Dixon Steele: I was born when she kissed me. I died when she left me. I lived a few weeks while she loved me.
Laurel Gray: [tearfully] I lived a few weeks while you loved me. Goodbye, Dix.
Laurel Gray: [to Capt. Lochner] Yesterday, this would've meant so much to us. Now it doesn't matter... it doesn't matter at all.
Dixon Steele: [verbally recreating a vehicular strangulation] You put your right arm around her neck. You get to a lonely place in the road, and you begin to squeeze.

The film trailer has a scene that doesn’t appear in the film. At the end of the trailer, Laurel puts the phone down and runs out to hug Dix. But that scene is no where shown in the film, perhaps had been edited out to leave it to viewer's imagination how the ending should be.

The opening credits are rolled over a partial face of Bogart visible through the rear view mirror of a car. Then zooms out to show him from behind driving a convertible. 

Hadda Brooks sings and performs in a night club scene in the film. She sings a lovely ballad, unusual for that time period.

The tragedy of the film I feel is with the lead cast. Not at the time of the film, but both Bogart and Grahame died at the age of 57, even though they had an age-gap pf 24 years.

Laurel and Dixon may have loved each other, but they are consumed by their own character flaws and errors along their relationship, it doesn’t leave any scope for their love to survive. Yet the director leaves it open-ended for viewers to imagine a more happier ending for them.

A psychological film noir that creates a disturbing image in viewers' minds with the antagonist being your own inner self leaving one alone even in a crowd. Complex roles for both the lead cast with an ending left to the viewers' imaginations. A must watch film noir!

Spoiler Alerts:

1) Movie Trivia:

a. Santana Productions first film was the 1949 Knock on Any Door released a year earlier than this film. Incidentally that film also stars Bogart along-side John Derek in lead roles; also directed by Nicholas Ray.

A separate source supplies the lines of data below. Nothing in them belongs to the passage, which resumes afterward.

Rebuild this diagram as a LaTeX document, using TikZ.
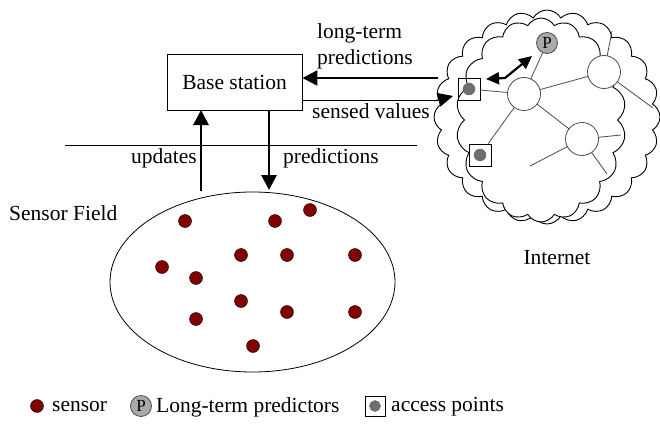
\documentclass[tikz,border=0pt]{standalone}
\usepackage{fontspec}
\setmainfont{Liberation Serif}
\usetikzlibrary{arrows.meta,shapes.symbols,shapes.geometric}
\definecolor{sensorred}{RGB}{128,0,0}
\definecolor{apgray}{RGB}{110,110,110}
\definecolor{pgray}{RGB}{170,170,170}
\tikzset{
  lbl/.style={font=\fontsize{21.5}{24}\selectfont, inner sep=0pt},
  sensor/.style={circle, fill=sensorred, draw=black, line width=0.4pt, minimum size=13pt, inner sep=0pt},
  netnode/.style={circle, draw=black!70, fill=white, line width=0.8pt, minimum size=33pt, inner sep=0pt},
  pred/.style={circle, draw=black!70, fill=pgray, line width=0.8pt, minimum size=21pt, inner sep=0pt, font=\fontsize{17}{17}\selectfont},
  apbox/.style={draw=black, line width=0.9pt, minimum size=22pt, inner sep=0pt},
  apdot/.style={circle, fill=apgray, draw=black!60, line width=0.4pt, minimum size=12pt, inner sep=0pt},
  thin/.style={draw=black!70, line width=0.8pt},
  bigarrow/.style={line width=2.8pt, -{Triangle[length=15pt,width=15pt]}},
  dblarrow/.style={line width=2.2pt, {Triangle[length=13pt,width=12pt]}-{Triangle[length=13pt,width=12pt]}},
  cloudshape/.style={cloud, draw=black, fill=white, line width=0.9pt, cloud puff arc=120, aspect=1, inner sep=0pt}
}
\begin{document}
\begin{tikzpicture}[x=1pt,y=-1pt]
\useasboundingbox (0,0) rectangle (660,425);
% cloud
\node[cloudshape, cloud puffs=24, minimum width=226pt, minimum height=214pt] (cloudback) at (547,117) {};
\node[cloudshape, cloud puffs=18, minimum width=170pt, minimum height=204pt] (cloudfront) at (541,120) {};
% base station
\node[draw=black, line width=0.9pt, minimum width=135pt, minimum height=56pt, inner sep=0pt] (bs) at (234.5,82) {};
\node[lbl] (bslabel) at (bs.center) {Base station};
% divider line
\coordinate (divL) at (65,145);
\coordinate (divR) at (417,145);
\draw[line width=0.9pt] (divL) -- (divR);
% sensor field
\node[draw=black, line width=0.8pt, ellipse, minimum width=285pt, minimum height=180pt, inner sep=0pt] (field) at (252.5,282) {};
\node[lbl, anchor=west] (sflabel) at (9,213) {Sensor Field};
% sensors
\foreach \n/\x/\y in {s1/185/221, s2/275/221, s3/310/210, s4/241/255, s5/287/255, s6/355/255,
  s7/162/267, s8/196/278, s9/241/301, s10/287/312, s11/355/312, s12/196/319, s13/253/346}
  \node[sensor] (\n) at (\x,\y) {};
% updates / predictions arrows
\coordinate (updFrom) at (201,191);
\coordinate (updTo) at (201,110);
\coordinate (predFrom) at (269,110);
\coordinate (predTo) at (269,190);
\draw[bigarrow] (updFrom) -- (updTo);
\draw[bigarrow] (predFrom) -- (predTo);
\node[lbl, anchor=east] (updlabel) at (197,158) {updates};
\node[lbl, anchor=west] (predlabel) at (283,158) {predictions};
% network links
\coordinate (n1c) at (524,94);
\coordinate (n2c) at (604,72);
\coordinate (n3c) at (582,139);
\coordinate (e1) at (612,31);
\coordinate (e2) at (653,108);
\coordinate (e3) at (621,135);
\coordinate (e4) at (607,174);
\coordinate (e5) at (530,166);
% network nodes
\node[pred] (p) at (547,43) {P};
\node[apbox] (ap1) at (469,89) {};
\node[apdot] (ap1d) at (ap1.center) {};
\node[apbox] (ap2) at (480,155) {};
\node[apdot] (ap2d) at (ap2.center) {};
\draw[thin] (n2c) -- (e1);
\draw[thin] (n2c) -- (e2);
\draw[thin] (n3c) -- (e3);
\draw[thin] (n3c) -- (e4);
\draw[thin] (n3c) -- (e5);
\draw[thin] (ap1) -- (n1c);
\draw[thin] (n1c) -- (p);
\draw[thin] (n1c) -- (n2c);
\draw[thin] (n1c) -- (n3c);
\draw[thin] (ap2) -- (n1c);
\node[netnode] (n1) at (n1c) {};
\node[netnode] (n2) at (n2c) {};
\node[netnode] (n3) at (n3c) {};
% double arrow between access point and predictor
\coordinate (dA) at (486,79);
\coordinate (dM) at (505,78);
\coordinate (dB) at (532,56);
\draw[dblarrow] (dA) -- (dM) -- (dB);
% long-term predictions arrow
\coordinate (ltFrom) at (438,78);
\draw[bigarrow, line width=2.4pt] (ltFrom) -- (bs.east |- ltFrom);
\node[lbl, anchor=west] (lt1) at (317,33) {long-term};
\node[lbl, anchor=west] (lt2) at (317,59) {predictions};
% sensed values arrow
\coordinate (svTip) at (453,96);
\draw[line width=0.9pt] (bs.east |- 0,100) -- (438,100);
\draw[line width=0.9pt, -{Triangle[length=15pt,width=14pt]}] (434,101) -- (svTip);
\node[lbl, anchor=west] (svlabel) at (312,111) {sensed values};
% internet label
\node[lbl] (inet) at (557,258) {Internet};
% legend
\node[sensor] (legS) at (37,406) {};
\node[lbl, anchor=west] (legSl) at (52,407) {sensor};
\node[pred] (legP) at (141,406) {P};
\node[lbl, anchor=west] (legPl) at (156,407) {Long-term predictors};
\node[apbox, minimum size=20pt] (legA) at (375,406) {};
\node[apdot, minimum size=11pt] (legAd) at (legA.center) {};
\node[lbl, anchor=west] (legAl) at (391,407) {access points};
\end{tikzpicture}
\end{document}
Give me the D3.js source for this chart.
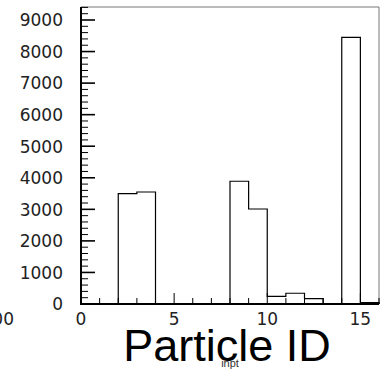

b. The 1986 song "In a Lonely Place" by Smithereens for their album Especially For You, was inspired by the film. They even used the famous dialogue from the movie into their music lines 

c. Robert Warwick who was down-on-his-luck for real at the time of the making of the film, Bogart got a part for him in the film as Charlie Waterman, Dix's friend. Warwick and Bogart played together in the 1922 stage play Drifting, during which time Bogart was helped by Warwick. He returned the favor with this film. Bogart even addresses him as "Thespian", a nod to him being a thespian actor. 

d. Davis Roberts plays the flower shop employee who takes the two dozen roses order. 

e. The group Goldfrapp wrote a song based on Laurel's character from the film and book. It is on their album Tales of Us and titled "Laurel" aptly. 

f. June Vincent is the actress in the convertible who stops Dix Steele on the way. I remember seeing her in several of the original Perry Mason TV series with Raymond Burr as Perry Mason. 

g. Another actor who was a frequent in the Perry Mason TV Series was Morris Ankrum who played the part of director Lloyd Barnes in the film (person on the left in the picture below). 

h. Jean Marie "Jeff" Donnell plays the part of Sylvia Nicolai, wife of Det. Sgt. Brub Nicolai. But I remember her from the 1946 film noir Night Editor, and also from a few episodes from Perry Mason TV show again.

2) Grammatical / Historical / Location / Character Errors:

a. When Dix and Mildred enter his apartment building through the gate, she is carrying only her purse. When they enter the courtyard you can see her holding the book under her arm and the purse as well.

b. When Charles is lifted from the floor of Dix's apartment, his jacket and tie are untidy, the top and middle button of the jacket are fastened. However in the long shot we see that his jacket and tie are completely neat, and only the top button is fastened.

c. Brub's wife's name is Sylvia in the movie. However in one conversation between Captain Lochner, Laurel and Brub, he quotes her name as "Robin"

d. Dix is going 70MPH in his open convertible, but neither Laure''s hair nor his move even a little.

e. After side-swiping the car when both the cars pullover and stop, we can clearly see that Dix's car's windows are down. But when the other car's driver comes to confront Dix, the window is up.